I left my apartment twice today. I had unexpected encounters both times.
The first time there was frost on my car which surprised me because the sun had been up for a while.
The second time I went out to get my mail, and as I got to the stairs, I heard my neighbor's door open. I kept on walking and pretending like I didn't hear because I really wasn't in the mood to stop and chat. I heard his keys jingle as he followed me down the stairs... and over to his car and stopped. I walked all the way to my mailbox, and he got in the car and he turned it on- and just sat there. It made me incredibly uncomfortable because I could feel him watching me. I walked all the way back to my apartment and he was still just sitting there in his car. I finally glanced over to see what was up because it was unnerving me, and sure enough he was staring dead at me. I didn't like that at all. He didn't leave until I was up the stairs and in my apartment again. It officially creeped me out. I've talked to him a couple of times in the past and know he wouldn't do anything psycho-but I dunno. Prolly if we talked more often it wouldn't have felt so strange to me, but honestly I'm not in the mood for chasing rabbits. It's not worth my time.

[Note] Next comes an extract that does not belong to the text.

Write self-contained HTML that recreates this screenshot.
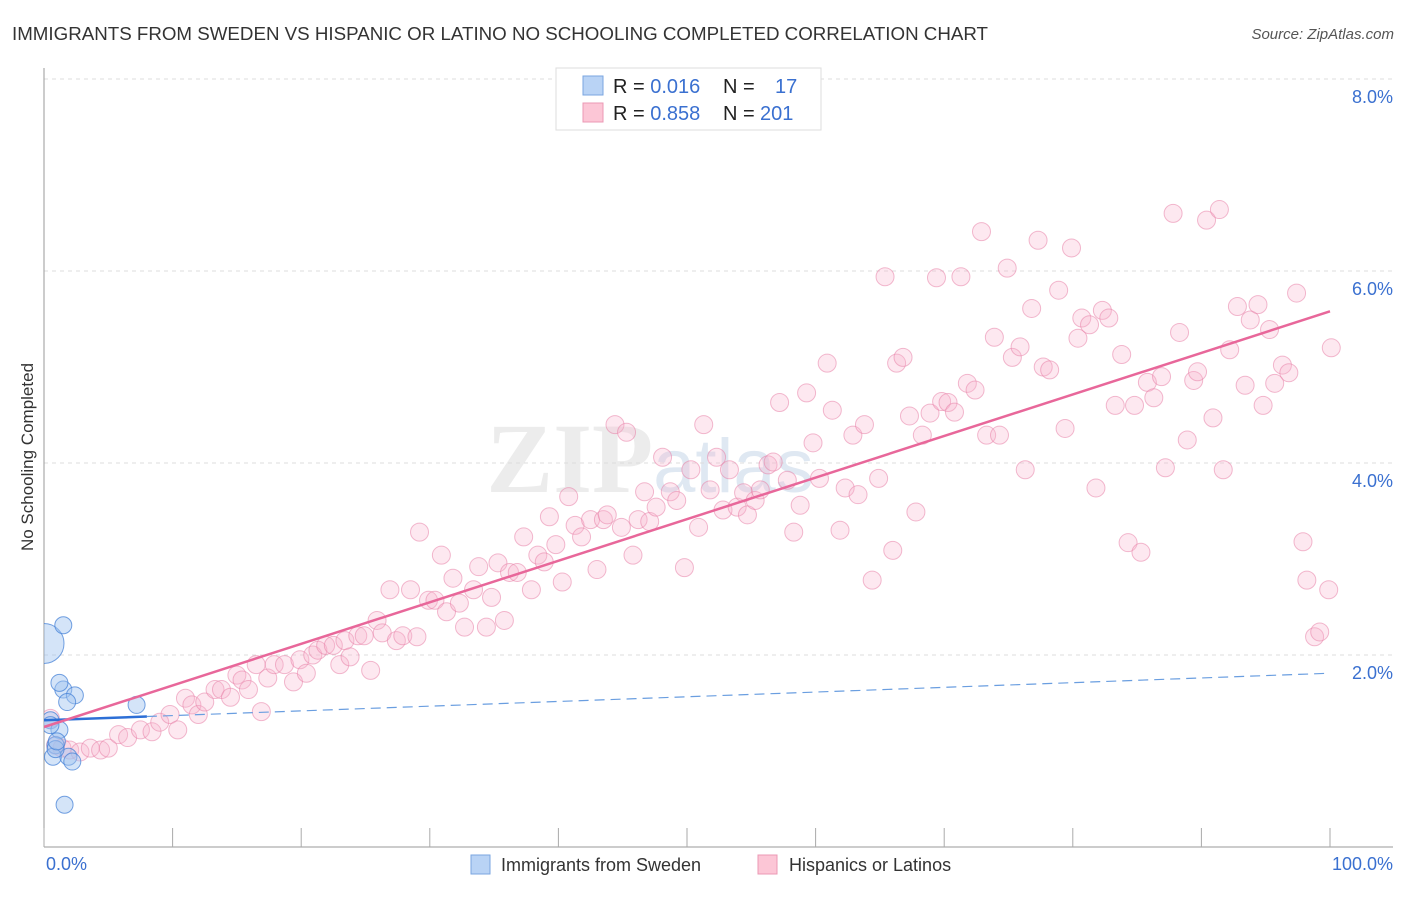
<!DOCTYPE html>
<html><head><meta charset="utf-8"><style>
body{margin:0;background:#fff;font-family:"Liberation Sans",sans-serif;}
</style></head><body>
<svg id="chart" width="1406" height="892" xmlns="http://www.w3.org/2000/svg">
<defs><clipPath id="plotclip"><rect x="44" y="60" width="1360" height="787"/></clipPath></defs>
<text x="12" y="40" font-size="18" fill="#333" textLength="976" lengthAdjust="spacingAndGlyphs">IMMIGRANTS FROM SWEDEN VS HISPANIC OR LATINO NO SCHOOLING COMPLETED CORRELATION CHART</text>
<text x="1394" y="39" font-size="15" fill="#555" font-style="italic" text-anchor="end">Source: ZipAtlas.com</text>
<text x="650" y="492" font-size="100" fill="#ececec" font-family="Liberation Serif" font-weight="bold" text-anchor="middle">ZIP<tspan font-family="Liberation Sans" font-weight="normal" fill="#dfe8f2" font-size="76">atlas</tspan></text>
<g id="grid"></g><g id="axes"></g><g id="marks" clip-path="url(#plotclip)"></g>
<text transform="translate(33,457) rotate(-90)" font-size="17" fill="#333" text-anchor="middle">No Schooling Completed</text>
<g>
<rect x="556" y="68" width="265" height="62" fill="#fff" stroke="#ddd"/>
<rect x="583" y="76" width="20" height="19" fill="#b9d3f5" stroke="#7aa6e0"/>
<rect x="583" y="103" width="20" height="19" fill="#fcc6d6" stroke="#eb98b4"/>
<text x="613" y="93" font-size="20" fill="#222">R = <tspan fill="#3a70d0">0.016</tspan><tspan x="723">N =</tspan><tspan x="775" fill="#3a70d0">17</tspan></text>
<text x="613" y="120" font-size="20" fill="#222">R = <tspan fill="#3a70d0">0.858</tspan><tspan x="723">N =</tspan><tspan x="760" fill="#3a70d0">201</tspan></text>
</g>
<g>
<rect x="471" y="855" width="19" height="19" fill="#b9d3f5" stroke="#7aa6e0"/>
<text x="501" y="871" font-size="18" fill="#333">Immigrants from Sweden</text>
<rect x="758" y="855" width="19" height="19" fill="#fcc6d6" stroke="#eb98b4"/>
<text x="789" y="871" font-size="18" fill="#333">Hispanics or Latinos</text>
</g>
</svg>
<script>
const yTicks=[2,4,6,8];
const xTickLabels=["0.0%","100.0%"];
const blueX=[0,1.5,1.5,1.2,2.4,1.8,0.5,1.2,0.9,0.7,1.9,2.2,1.6,7.2,0.5,0.9,1.0];
const blueY=[2.12,2.31,1.64,1.71,1.58,1.51,1.32,1.22,1.06,0.94,0.94,0.89,0.44,1.48,1.27,1.02,1.1];
const pinkX=[0.5,0.9,1.4,2.0,2.8,3.6,4.4,5.0,5.8,6.5,7.5,8.4,9.0,9.8,10.4,11.0,11.5,12.0,12.5,13.3,13.8,14.5,15.0,15.4,15.9,16.5,16.9,17.4,17.9,18.7,19.4,19.9,20.4,20.9,21.3,21.9,22.5,23.0,23.4,23.8,24.4,24.9,25.4,25.9,26.3,26.9,27.4,27.9,28.5,29.0,29.2,29.9,30.4,30.9,31.3,31.8,32.3,32.7,33.4,33.8,34.4,34.8,35.3,35.8,36.2,36.8,37.3,37.9,38.4,38.9,39.3,39.8,40.3,40.8,41.3,41.8,42.5,43.0,43.5,43.8,44.4,44.9,45.3,45.8,46.2,46.7,47.1,47.6,48.1,48.7,49.2,49.8,50.3,50.9,51.3,51.8,52.3,52.8,53.3,53.9,54.4,54.7,55.3,55.7,56.3,56.7,57.2,57.8,58.3,58.8,59.3,59.8,60.3,60.9,61.3,61.9,62.3,62.9,63.3,63.8,64.4,64.9,65.4,66.0,66.3,66.8,67.3,67.8,68.3,68.9,69.4,69.8,70.3,70.8,71.3,71.8,72.4,72.9,73.3,73.9,74.3,74.9,75.3,75.9,76.3,76.8,77.3,77.7,78.2,78.9,79.4,79.9,80.4,80.7,81.3,81.8,82.3,82.8,83.3,83.8,84.3,84.8,85.3,85.8,86.3,86.9,87.2,87.8,88.3,88.9,89.4,89.7,90.4,90.9,91.4,91.7,92.2,92.8,93.4,93.8,94.4,94.8,95.3,95.7,96.3,96.8,97.4,97.9,98.2,98.8,99.2,99.9,100.1];
const pinkY=[1.34,1.06,1.03,1.01,0.99,1.03,1.01,1.03,1.17,1.14,1.22,1.20,1.30,1.38,1.22,1.55,1.48,1.38,1.51,1.64,1.64,1.56,1.79,1.74,1.64,1.90,1.41,1.76,1.90,1.90,1.72,1.95,1.81,2.0,2.05,2.10,2.10,1.90,2.15,1.98,2.20,2.20,1.84,2.36,2.23,2.68,2.15,2.20,2.68,2.19,3.28,2.57,2.57,3.04,2.45,2.80,2.54,2.29,2.68,2.92,2.29,2.60,2.96,2.36,2.86,2.86,3.23,2.68,3.04,2.97,3.44,3.15,2.76,3.65,3.35,3.23,3.41,2.89,3.41,3.46,4.40,3.33,4.32,3.04,3.41,3.70,3.39,3.54,4.06,3.70,3.61,2.91,3.93,3.33,4.40,3.72,4.06,3.51,3.93,3.54,3.69,3.46,3.61,3.72,3.98,4.01,4.63,3.82,3.28,3.56,4.73,4.21,3.84,5.04,4.55,3.30,3.74,4.29,3.67,4.40,2.78,3.84,5.94,3.09,5.04,5.10,4.49,3.49,4.29,4.52,5.93,4.64,4.63,4.53,5.94,4.83,4.76,6.41,4.29,5.31,4.29,6.03,5.10,5.21,3.93,5.61,6.32,5.0,4.97,5.80,4.36,6.24,5.30,5.51,5.44,3.74,5.59,5.51,4.60,5.13,3.17,4.60,3.07,4.84,4.68,4.90,3.95,6.60,5.36,4.24,4.86,4.95,6.53,4.47,6.64,3.93,5.18,5.63,4.81,5.49,5.65,4.60,5.39,4.83,5.02,4.94,5.77,3.18,2.78,2.19,2.24,2.68,5.20];
const pinkFit=[1.25,5.58];
const blueFit=[1.32,1.81];
const X0=44,X1=1330,Y0=847,PY=96;
const sx=v=>X0+(X1-X0)*v/100, sy=v=>Y0-PY*v;
const NS="http://www.w3.org/2000/svg";
function mk(tag,attrs,parent){const e=document.createElementNS(NS,tag);for(const k in attrs)e.setAttribute(k,attrs[k]);document.getElementById(parent).appendChild(e);return e;}
yTicks.forEach(t=>{
 const g=mk("line",{x1:X0,x2:1393,y1:sy(t),y2:sy(t),stroke:"#ddd","stroke-dasharray":"4,4"},"grid");
 
 
 const l=mk("text",{x:1393,y:sy(t)+24,"font-size":18,fill:"#3a70d0","text-anchor":"end"},"grid");
 l.textContent=t.toFixed(1)+"%";
 
 
});
let a=mk("line",{x1:X0,x2:X0,y1:68,y2:Y0,stroke:"#999"},"axes");


a=mk("line",{x1:X0,x2:1393,y1:Y0,y2:Y0,stroke:"#999"},"axes");


for(let i=0;i<=10;i++){const t=mk("line",{x1:sx(i*10),x2:sx(i*10),y1:828,y2:Y0,stroke:"#aaa"},"axes");
 
 }
[[0,"start",46],[1,"end",1393]].forEach(([i,anc,x])=>{const t=mk("text",{x:x,y:870,"font-size":18,fill:"#3a70d0","text-anchor":anc},"axes");t.textContent=xTickLabels[i];
 
 });
pinkX.forEach((x,i)=>{const c=mk("circle",{cx:sx(x),cy:sy(pinkY[i]),r:9,fill:"rgba(248,180,204,0.3)",stroke:"rgba(232,130,168,0.55)"},"marks");
 
 });
blueX.forEach((x,i)=>{const c=mk("circle",{cx:sx(x),cy:sy(blueY[i]),r:i===0?20:8.5,fill:"rgba(160,195,240,0.45)",stroke:"rgba(70,130,215,0.75)"},"marks");
 
 });
const bAt=x=>blueFit[0]+(blueFit[1]-blueFit[0])*x/100;
let ln=mk("line",{x1:sx(8),y1:sy(bAt(8)),x2:sx(100),y2:sy(bAt(100)),stroke:"#6a9ee0","stroke-dasharray":"10,6","stroke-width":1.2},"marks");


ln=mk("line",{x1:sx(0),y1:sy(bAt(0)),x2:sx(8),y2:sy(bAt(8)),stroke:"#2d6fd6","stroke-width":2.5},"marks");


ln=mk("line",{x1:sx(0),y1:sy(pinkFit[0]),x2:sx(100),y2:sy(pinkFit[1]),stroke:"#e8679a","stroke-width":2.5},"marks");


</script>
</body></html>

I think another reason the whole thing made me uneasy was because it reminded me of when someone else sat in his car in front of my apartment for a long time before actually leaving... and I don't like what happened then. I don't want a repeat.
In other news, I think I'm too open, sometimes. Like maybe I tell people too much, too soon. I've been criticized about that before... but I'm afraid it's just part of my nature. It gets me in a lot of jams, emotionally, but I guess that's what peanut butter is for!